Christ announces that He was going away to the Father and coming again to them and
mentions this prior knowledge as proof of His authority so that due fulfillment would
support their faith. This is the way God works to set the seal of truth on His words. A
similar example is found in chapter 13: 19: where the Lord Jesus foretells His betrayal
by one of His disciples:
"Now I tell you before it come, that, when it is come to pass, ye may believe that I am He."

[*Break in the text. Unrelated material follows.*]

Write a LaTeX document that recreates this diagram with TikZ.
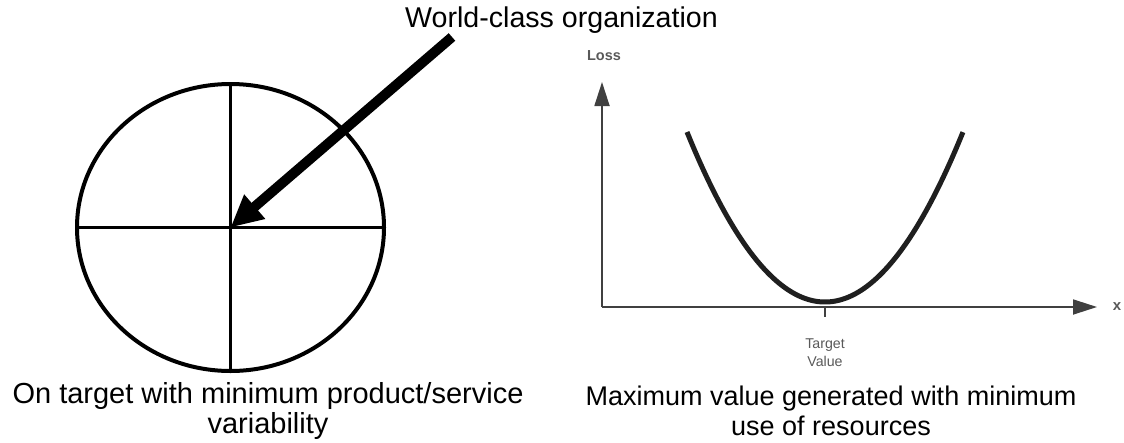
\documentclass[tikz,border=0pt]{standalone}
\usepackage{fontspec}
\setmainfont{Liberation Sans}
\usetikzlibrary{arrows.meta,positioning,shapes.geometric}

\begin{document}
\begin{tikzpicture}[
  x=1pt, y=-1pt,
  font=\fontsize{27}{30}\selectfont,
  captext/.style={align=center, inner sep=0pt},
  dial/.style={draw, ellipse, line width=4pt, inner sep=0pt,
    minimum width=307pt, minimum height=287pt},
  cross/.style={line width=3.5pt},
  bigarr/.style={-{Triangle[length=32pt, width=30pt]}, line width=10pt},
  axis/.style={-{Triangle[length=24pt, width=15pt]}, line width=1.8pt,
    draw=black!75},
  loss/.style={line width=5pt, draw=black!88},
  glbl/.style={font=\fontsize{14.2}{18}\selectfont, text=black!65,
    align=center, inner sep=0pt}
]
  \useasboundingbox (0,0) rectangle (1124,442);

  % target on the left
  \node[dial] (target) at (230.5,227.5) {};
  \draw[cross] (target.north) -- (target.south);
  \draw[cross] (target.west) -- (target.east);

  \node[captext, anchor=base, font=\fontsize{28.6}{32}\selectfont]
    (title) at (561.5,27) {World-class organization};
  \coordinate (shaft) at (452,37);
  \draw[bigarr] (shaft) -- (target.center);

  \node[captext, font=\fontsize{29}{30}\selectfont] (capl) at (268,411)
    {On target with minimum product/service\\variability};

  % loss function on the right
  \coordinate (origin) at (602,307);
  \coordinate (ytop) at (602,82);
  \coordinate (xend) at (1097,307);
  \coordinate (tick) at (825,317);
  \draw[axis] (origin) -- (ytop);
  \draw[axis] (origin) -- (xend);
  \draw[line width=1.5pt, draw=black!75] (origin -| tick) -- (tick);
  \draw[loss] plot[domain=-1.38:1.38, samples=60, smooth]
    ({825+100*\x}, {302-89.27*\x*\x});

  \node[glbl, font=\fontsize{14.5}{18}\selectfont\bfseries] (ylbl) at (604,56) {Loss};
  \node[glbl, font=\fontsize{15}{18}\selectfont\bfseries] (xlbl) at (1117,307) {x};
  \node[glbl] (tval) at (825,353) {Target\\Value};

  \node[captext] (capr) at (831,411)
    {Maximum value generated with minimum\\use of resources};
\end{tikzpicture}
\end{document}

Judas (not Iscariot) asks our Lord how He would manifest Himself to them and yet not
to the world (14: 22). The answer lies in verses 23-26. The Holy Ghost would teach
them and bring all things to their remembrance that the Lord had taught them. Looking
at the negative side:
". . . . . the Spirit of Truth: Whom the world cannot receive, because it seeth Him not,
neither knoweth Him" (14: 17).
The world barred by unbelief cannot find the Saviour nor receive the spiritual riches
the Holy Spirit is ready to minister to our minds. Paul's mighty doctrinal letter to the
Romans develops the conclusion that the flesh cannot achieve the required righteous
standards of God and further that while the Jewish law was in itself righteous, it too,
failed because of the weakness of human flesh, but nevertheless, it prepared the way for
the righteousness of the spirit that rests in the finished work of Christ. In the verse now
quoted we see the place accorded by God to faith in His plans for mankind:
"For the creature was made subject to vanity, not willingly, but by reason of Him Who
hath subjected the same in hope" (Rom. 8: 20).

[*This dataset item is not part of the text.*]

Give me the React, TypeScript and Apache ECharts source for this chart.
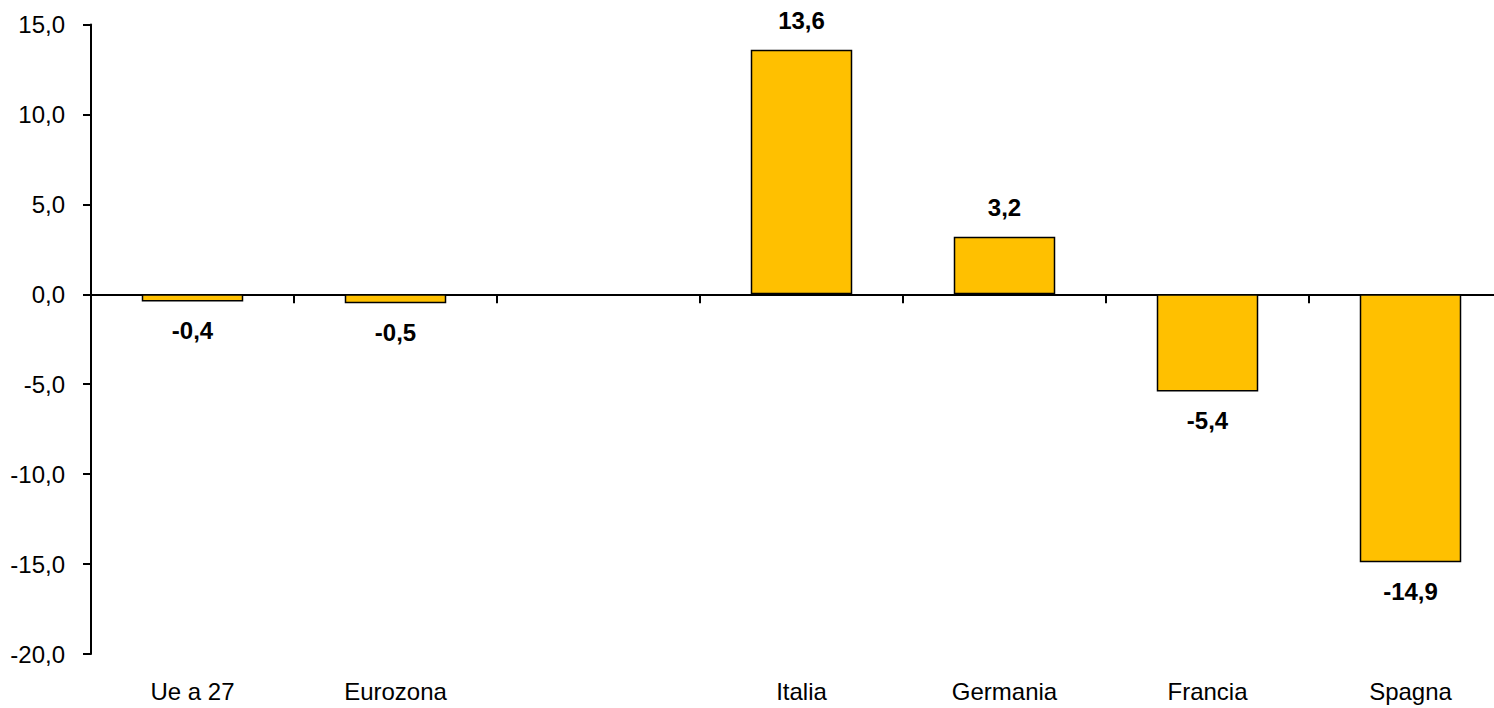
import React, { useEffect, useRef } from "react";
import * as echarts from "echarts";

const categories = ["Ue a 27", "Eurozona", "", "Italia", "Germania", "Francia", "Spagna"];
const values: (number | null)[] = [-0.4, -0.5, null, 13.6, 3.2, -5.4, -14.9];
const yMin = -20;
const yMax = 15;
const yInterval = 5;

const fmt = (v: number) => v.toFixed(1).replace(".", ",");
const FONT = "'Liberation Sans', Arial, sans-serif";

export default function App() {
  const ref = useRef<HTMLDivElement>(null);
  useEffect(() => {
    if (!ref.current) return;
    const chart = echarts.init(ref.current, undefined, { renderer: "svg" });
    chart.setOption({
      animation: false,
      backgroundColor: "#ffffff",
      grid: { left: 91, right: 0, top: 24.5, bottom: 54, containLabel: false },
      xAxis: [
        {
          type: "category",
          data: categories,
          position: "bottom",
          axisLine: { onZero: true, lineStyle: { color: "#000", width: 2 } },
          axisTick: { show: true, length: 9, lineStyle: { color: "#000", width: 2 } },
          axisLabel: { show: false },
          splitLine: { show: false },
        },
        {
          type: "category",
          data: categories,
          position: "bottom",
          axisLine: { show: false, onZero: false },
          axisTick: { show: false },
          axisLabel: {
            show: true,
            color: "#000",
            fontFamily: FONT,
            fontSize: 24,
            margin: 25,
            interval: 0,
          },
          splitLine: { show: false },
        },
      ],
      yAxis: {
        type: "value",
        min: yMin,
        max: yMax,
        interval: yInterval,
        axisLine: { show: true, lineStyle: { color: "#000", width: 2 } },
        axisTick: { show: true, length: 8, lineStyle: { color: "#000", width: 2 } },
        axisLabel: {
          color: "#000",
          fontFamily: FONT,
          fontSize: 24,
          margin: 26,
          formatter: (v: number) => fmt(v),
        },
        splitLine: { show: false },
      },
      series: [
        {
          type: "bar",
          xAxisIndex: 0,
          data: values.map((v) =>
            v === null
              ? null
              : {
                  value: v,
                  label: { position: v >= 0 ? "top" : "bottom" },
                }
          ),
          barWidth: "50%",
          itemStyle: { color: "#FFC000", borderColor: "#000", borderWidth: 1.5 },
          label: {
            show: true,
            distance: 17,
            color: "#000",
            fontFamily: FONT,
            fontWeight: "bold",
            fontSize: 24,
            formatter: (p: any) => fmt(p.value),
          },
        },
      ],
    });
    return () => chart.dispose();
  }, []);
  return (
    <div
      style={{
        position: "absolute",
        left: 0,
        top: 0,
        width: 1494,
        height: 708,
        overflow: "hidden",
      }}
    >
      <div ref={ref} style={{ width: 1512, height: 708 }} />
    </div>
  );
}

God has ordained that our lives in themselves have no continuing purpose (vanity--
uselessness) for they end in death. But these lives are subjected to hope or channeled into
faith in the Son of God whereby we have an entrance in to a new and eternal state and
age.
It is so necessary for us to pause and meditate on the references to the Comforter, the
Spirit of Truth presented to us in this wonderful Gospel of John:
"Howbeit when He, the Spirit of Truth, is come, He will guide you into all truth: for
He shall not speak of Himself; but whosoever He shall hear, that shall He speak: and He
will show you things to come. He shall glorify Me: for He shall receive of Mine, and
shall show it unto you" (John 16: 13, 14).